* _Directions_:
Each line of the listing must be transcribed exactly, except for the images, which should be excluded.

[START Raw data]

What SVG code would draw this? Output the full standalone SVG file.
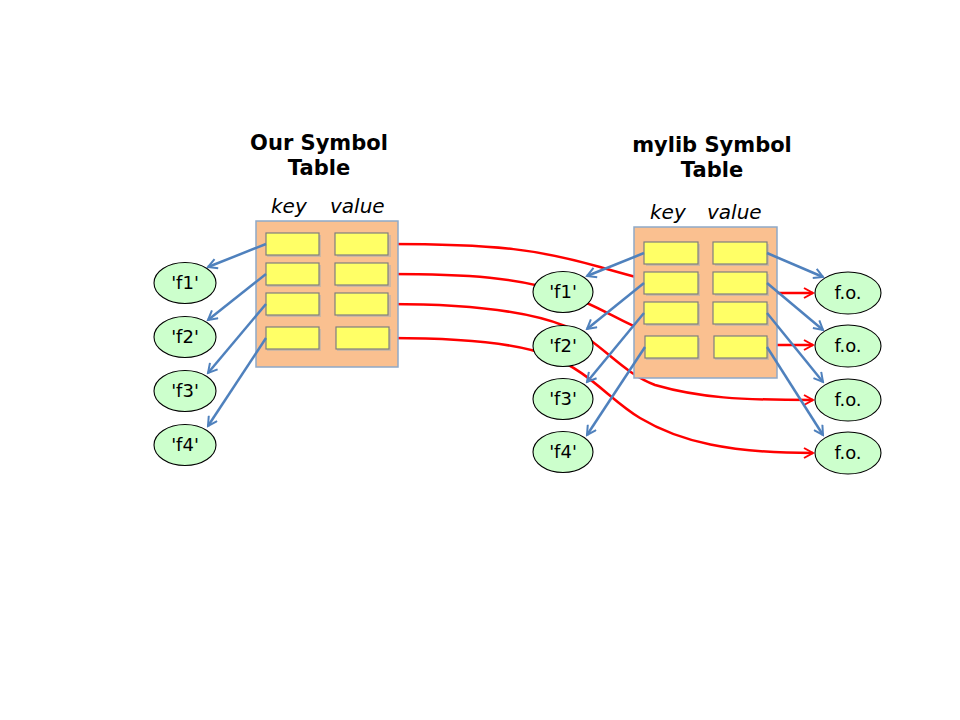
<svg xmlns="http://www.w3.org/2000/svg" width="960" height="720" viewBox="0 0 960 720">
<defs>
<marker id="ab" viewBox="0 0 12 12" refX="10" refY="6" markerWidth="12" markerHeight="12" markerUnits="userSpaceOnUse" orient="auto">
<path d="M1,1 L10,6 L1,11" fill="none" stroke="#4F81BD" stroke-width="2"/>
</marker>
<marker id="ar" viewBox="0 0 12 12" refX="10" refY="6" markerWidth="12" markerHeight="12" markerUnits="userSpaceOnUse" orient="auto">
<path d="M1,1 L10,6 L1,11" fill="none" stroke="#FF0000" stroke-width="2"/>
</marker>
</defs>
<style>
.title{font-family:"DejaVu Sans",sans-serif;font-weight:bold;font-size:21px;fill:#000;text-anchor:middle}
.hdr{font-family:"DejaVu Sans",sans-serif;font-style:italic;font-size:20px;fill:#000}
.lbl{font-family:"DejaVu Sans",sans-serif;font-size:18px;fill:#000;text-anchor:middle}
.tbl{fill:#FAC090;stroke:#8EA9C8;stroke-width:1.5}
.cell{fill:#FFFF66;stroke:#7F7F7F;stroke-width:1.2}
.sh{fill:#B0B0B0;opacity:0.6}
.ell{fill:#CCFFCC;stroke:#000;stroke-width:1.1}
.blue{fill:none;stroke:#4F81BD;stroke-width:2.5;marker-end:url(#ab)}
.red{fill:none;stroke:#FF0000;stroke-width:2.5}
</style>
<rect width="960" height="720" fill="#fff"/>

<g id="connectors-red">
<path class="red" marker-end="url(#ar)" d="M388,244 C500,244 540,250 600,267 S690,293 740,293 L813,293"/>
<path class="red" marker-end="url(#ar)" d="M388,274 C470,274 520,278 560,292 C600,306 620,322 650,333 C690,345 720,345 780,345 L813,345"/>
<path class="red" marker-end="url(#ar)" d="M388,304 C470,304 530,312 565,326 C600,340 620,372 655,385 C700,398 740,400 813,400"/>
<path class="red" marker-end="url(#ar)" d="M390,338 C470,338 520,344 550,356 C590,372 610,400 640,418 C680,442 730,453 813,453"/>
</g>

<g id="title-left">
<text class="title" x="319" y="150">Our Symbol</text>
<text class="title" x="319" y="175">Table</text>
<text class="hdr" x="271" y="213">key</text>
<text class="hdr" x="330" y="213">value</text>
</g>
<g id="title-right">
<text class="title" x="712" y="152">mylib Symbol</text>
<text class="title" x="712" y="177">Table</text>
<text class="hdr" x="650" y="219">key</text>
<text class="hdr" x="707" y="219">value</text>
</g>

<g id="table-left">
<rect class="tbl" x="256" y="221" width="142" height="146"/>
<rect class="sh" x="267" y="235" width="54" height="22"/>
<rect class="sh" x="337" y="235" width="54" height="22"/>
<rect class="sh" x="267" y="265" width="54" height="22"/>
<rect class="sh" x="337" y="265" width="54" height="22"/>
<rect class="sh" x="267" y="295" width="54" height="22"/>
<rect class="sh" x="337" y="295" width="54" height="22"/>
<rect class="sh" x="267" y="329" width="54" height="22"/>
<rect class="sh" x="337" y="329" width="54" height="22"/>
<rect class="cell" x="266" y="233" width="53" height="22"/>
<rect class="cell" x="335" y="233" width="53" height="22"/>
<rect class="cell" x="266" y="263" width="53" height="22"/>
<rect class="cell" x="335" y="263" width="53" height="22"/>
<rect class="cell" x="266" y="293" width="53" height="22"/>
<rect class="cell" x="335" y="293" width="53" height="22"/>
<rect class="cell" x="266" y="327" width="53" height="22"/>
<rect class="cell" x="336" y="327" width="53" height="22"/>
</g>

<g id="table-right">
<rect class="tbl" x="634" y="227" width="143" height="151"/>
<rect class="sh" x="646" y="244" width="54" height="22"/>
<rect class="sh" x="715" y="244" width="54" height="22"/>
<rect class="sh" x="646" y="274" width="54" height="22"/>
<rect class="sh" x="715" y="274" width="54" height="22"/>
<rect class="sh" x="646" y="304" width="54" height="22"/>
<rect class="sh" x="715" y="304" width="54" height="22"/>
<rect class="sh" x="646" y="338" width="54" height="22"/>
<rect class="sh" x="715" y="338" width="54" height="22"/>
<rect class="cell" x="644" y="242" width="54" height="22"/>
<rect class="cell" x="713" y="242" width="54" height="22"/>
<rect class="cell" x="644" y="272" width="54" height="22"/>
<rect class="cell" x="713" y="272" width="54" height="22"/>
<rect class="cell" x="644" y="302" width="54" height="22"/>
<rect class="cell" x="713" y="302" width="54" height="22"/>
<rect class="cell" x="645" y="336" width="53" height="22"/>
<rect class="cell" x="714" y="336" width="53" height="22"/>
</g>

<g id="node-lf1"><ellipse class="ell" cx="185" cy="283" rx="31" ry="20.5"/><text class="lbl" x="185" y="289">'f1'</text></g>
<g id="node-lf2"><ellipse class="ell" cx="185" cy="337" rx="31" ry="20.5"/><text class="lbl" x="185" y="343">'f2'</text></g>
<g id="node-lf3"><ellipse class="ell" cx="185" cy="391" rx="31" ry="20.5"/><text class="lbl" x="185" y="397">'f3'</text></g>
<g id="node-lf4"><ellipse class="ell" cx="185" cy="445" rx="31" ry="20.5"/><text class="lbl" x="185" y="451">'f4'</text></g>

<g id="node-mf1"><ellipse class="ell" cx="563" cy="292" rx="30" ry="20.5"/><text class="lbl" x="563" y="298">'f1'</text></g>
<g id="node-mf2"><ellipse class="ell" cx="563" cy="346" rx="30" ry="20.5"/><text class="lbl" x="563" y="352">'f2'</text></g>
<g id="node-mf3"><ellipse class="ell" cx="563" cy="399" rx="30" ry="20.5"/><text class="lbl" x="563" y="405">'f3'</text></g>
<g id="node-mf4"><ellipse class="ell" cx="563" cy="452" rx="30" ry="20.5"/><text class="lbl" x="563" y="458">'f4'</text></g>

<g id="node-fo1"><ellipse class="ell" cx="848" cy="293" rx="33" ry="21"/><text class="lbl" x="848" y="299">f.o.</text></g>
<g id="node-fo2"><ellipse class="ell" cx="848" cy="346" rx="33" ry="21"/><text class="lbl" x="848" y="352">f.o.</text></g>
<g id="node-fo3"><ellipse class="ell" cx="848" cy="400" rx="33" ry="21"/><text class="lbl" x="848" y="406">f.o.</text></g>
<g id="node-fo4"><ellipse class="ell" cx="848" cy="453" rx="33" ry="21"/><text class="lbl" x="848" y="459">f.o.</text></g>

<g id="connectors-blue">
<line class="blue" x1="266" y1="244" x2="208" y2="267"/>
<line class="blue" x1="266" y1="274" x2="208" y2="320"/>
<line class="blue" x1="266" y1="304" x2="208" y2="373"/>
<line class="blue" x1="266" y1="338" x2="208" y2="426"/>
<line class="blue" x1="644" y1="253" x2="587" y2="276"/>
<line class="blue" x1="644" y1="283" x2="587" y2="329"/>
<line class="blue" x1="644" y1="313" x2="587" y2="382"/>
<line class="blue" x1="645" y1="347" x2="587" y2="435"/>
<line class="blue" x1="767" y1="253" x2="823" y2="277"/>
<line class="blue" x1="767" y1="283" x2="823" y2="330"/>
<line class="blue" x1="767" y1="313" x2="823" y2="382"/>
<line class="blue" x1="767" y1="347" x2="823" y2="435"/>
</g>
</svg>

[END Raw data]

* _Exercise output_:
What SVG code would draw this? Output the full standalone SVG file.
<svg xmlns="http://www.w3.org/2000/svg" width="960" height="720" viewBox="0 0 960 720">
<defs>
<marker id="ab" viewBox="0 0 12 12" refX="10" refY="6" markerWidth="12" markerHeight="12" markerUnits="userSpaceOnUse" orient="auto">
<path d="M1,1 L10,6 L1,11" fill="none" stroke="#4F81BD" stroke-width="2"/>
</marker>
<marker id="ar" viewBox="0 0 12 12" refX="10" refY="6" markerWidth="12" markerHeight="12" markerUnits="userSpaceOnUse" orient="auto">
<path d="M1,1 L10,6 L1,11" fill="none" stroke="#FF0000" stroke-width="2"/>
</marker>
</defs>
<style>
.title{font-family:"DejaVu Sans",sans-serif;font-weight:bold;font-size:21px;fill:#000;text-anchor:middle}
.hdr{font-family:"DejaVu Sans",sans-serif;font-style:italic;font-size:20px;fill:#000}
.lbl{font-family:"DejaVu Sans",sans-serif;font-size:18px;fill:#000;text-anchor:middle}
.tbl{fill:#FAC090;stroke:#8EA9C8;stroke-width:1.5}
.cell{fill:#FFFF66;stroke:#7F7F7F;stroke-width:1.2}
.sh{fill:#B0B0B0;opacity:0.6}
.ell{fill:#CCFFCC;stroke:#000;stroke-width:1.1}
.blue{fill:none;stroke:#4F81BD;stroke-width:2.5;marker-end:url(#ab)}
.red{fill:none;stroke:#FF0000;stroke-width:2.5}
</style>
<rect width="960" height="720" fill="#fff"/>

<g id="connectors-red">
<path class="red" marker-end="url(#ar)" d="M388,244 C500,244 540,250 600,267 S690,293 740,293 L813,293"/>
<path class="red" marker-end="url(#ar)" d="M388,274 C470,274 520,278 560,292 C600,306 620,322 650,333 C690,345 720,345 780,345 L813,345"/>
<path class="red" marker-end="url(#ar)" d="M388,304 C470,304 530,312 565,326 C600,340 620,372 655,385 C700,398 740,400 813,400"/>
<path class="red" marker-end="url(#ar)" d="M390,338 C470,338 520,344 550,356 C590,372 610,400 640,418 C680,442 730,453 813,453"/>
</g>

<g id="title-left">
<text class="title" x="319" y="150">Our Symbol</text>
<text class="title" x="319" y="175">Table</text>
<text class="hdr" x="271" y="213">key</text>
<text class="hdr" x="330" y="213">value</text>
</g>
<g id="title-right">
<text class="title" x="712" y="152">mylib Symbol</text>
<text class="title" x="712" y="177">Table</text>
<text class="hdr" x="650" y="219">key</text>
<text class="hdr" x="707" y="219">value</text>
</g>

<g id="table-left">
<rect class="tbl" x="256" y="221" width="142" height="146"/>
<rect class="sh" x="267" y="235" width="54" height="22"/>
<rect class="sh" x="337" y="235" width="54" height="22"/>
<rect class="sh" x="267" y="265" width="54" height="22"/>
<rect class="sh" x="337" y="265" width="54" height="22"/>
<rect class="sh" x="267" y="295" width="54" height="22"/>
<rect class="sh" x="337" y="295" width="54" height="22"/>
<rect class="sh" x="267" y="329" width="54" height="22"/>
<rect class="sh" x="337" y="329" width="54" height="22"/>
<rect class="cell" x="266" y="233" width="53" height="22"/>
<rect class="cell" x="335" y="233" width="53" height="22"/>
<rect class="cell" x="266" y="263" width="53" height="22"/>
<rect class="cell" x="335" y="263" width="53" height="22"/>
<rect class="cell" x="266" y="293" width="53" height="22"/>
<rect class="cell" x="335" y="293" width="53" height="22"/>
<rect class="cell" x="266" y="327" width="53" height="22"/>
<rect class="cell" x="336" y="327" width="53" height="22"/>
</g>

<g id="table-right">
<rect class="tbl" x="634" y="227" width="143" height="151"/>
<rect class="sh" x="646" y="244" width="54" height="22"/>
<rect class="sh" x="715" y="244" width="54" height="22"/>
<rect class="sh" x="646" y="274" width="54" height="22"/>
<rect class="sh" x="715" y="274" width="54" height="22"/>
<rect class="sh" x="646" y="304" width="54" height="22"/>
<rect class="sh" x="715" y="304" width="54" height="22"/>
<rect class="sh" x="646" y="338" width="54" height="22"/>
<rect class="sh" x="715" y="338" width="54" height="22"/>
<rect class="cell" x="644" y="242" width="54" height="22"/>
<rect class="cell" x="713" y="242" width="54" height="22"/>
<rect class="cell" x="644" y="272" width="54" height="22"/>
<rect class="cell" x="713" y="272" width="54" height="22"/>
<rect class="cell" x="644" y="302" width="54" height="22"/>
<rect class="cell" x="713" y="302" width="54" height="22"/>
<rect class="cell" x="645" y="336" width="53" height="22"/>
<rect class="cell" x="714" y="336" width="53" height="22"/>
</g>

<g id="node-lf1"><ellipse class="ell" cx="185" cy="283" rx="31" ry="20.5"/><text class="lbl" x="185" y="289">'f1'</text></g>
<g id="node-lf2"><ellipse class="ell" cx="185" cy="337" rx="31" ry="20.5"/><text class="lbl" x="185" y="343">'f2'</text></g>
<g id="node-lf3"><ellipse class="ell" cx="185" cy="391" rx="31" ry="20.5"/><text class="lbl" x="185" y="397">'f3'</text></g>
<g id="node-lf4"><ellipse class="ell" cx="185" cy="445" rx="31" ry="20.5"/><text class="lbl" x="185" y="451">'f4'</text></g>

<g id="node-mf1"><ellipse class="ell" cx="563" cy="292" rx="30" ry="20.5"/><text class="lbl" x="563" y="298">'f1'</text></g>
<g id="node-mf2"><ellipse class="ell" cx="563" cy="346" rx="30" ry="20.5"/><text class="lbl" x="563" y="352">'f2'</text></g>
<g id="node-mf3"><ellipse class="ell" cx="563" cy="399" rx="30" ry="20.5"/><text class="lbl" x="563" y="405">'f3'</text></g>
<g id="node-mf4"><ellipse class="ell" cx="563" cy="452" rx="30" ry="20.5"/><text class="lbl" x="563" y="458">'f4'</text></g>

<g id="node-fo1"><ellipse class="ell" cx="848" cy="293" rx="33" ry="21"/><text class="lbl" x="848" y="299">f.o.</text></g>
<g id="node-fo2"><ellipse class="ell" cx="848" cy="346" rx="33" ry="21"/><text class="lbl" x="848" y="352">f.o.</text></g>
<g id="node-fo3"><ellipse class="ell" cx="848" cy="400" rx="33" ry="21"/><text class="lbl" x="848" y="406">f.o.</text></g>
<g id="node-fo4"><ellipse class="ell" cx="848" cy="453" rx="33" ry="21"/><text class="lbl" x="848" y="459">f.o.</text></g>

<g id="connectors-blue">
<line class="blue" x1="266" y1="244" x2="208" y2="267"/>
<line class="blue" x1="266" y1="274" x2="208" y2="320"/>
<line class="blue" x1="266" y1="304" x2="208" y2="373"/>
<line class="blue" x1="266" y1="338" x2="208" y2="426"/>
<line class="blue" x1="644" y1="253" x2="587" y2="276"/>
<line class="blue" x1="644" y1="283" x2="587" y2="329"/>
<line class="blue" x1="644" y1="313" x2="587" y2="382"/>
<line class="blue" x1="645" y1="347" x2="587" y2="435"/>
<line class="blue" x1="767" y1="253" x2="823" y2="277"/>
<line class="blue" x1="767" y1="283" x2="823" y2="330"/>
<line class="blue" x1="767" y1="313" x2="823" y2="382"/>
<line class="blue" x1="767" y1="347" x2="823" y2="435"/>
</g>
</svg>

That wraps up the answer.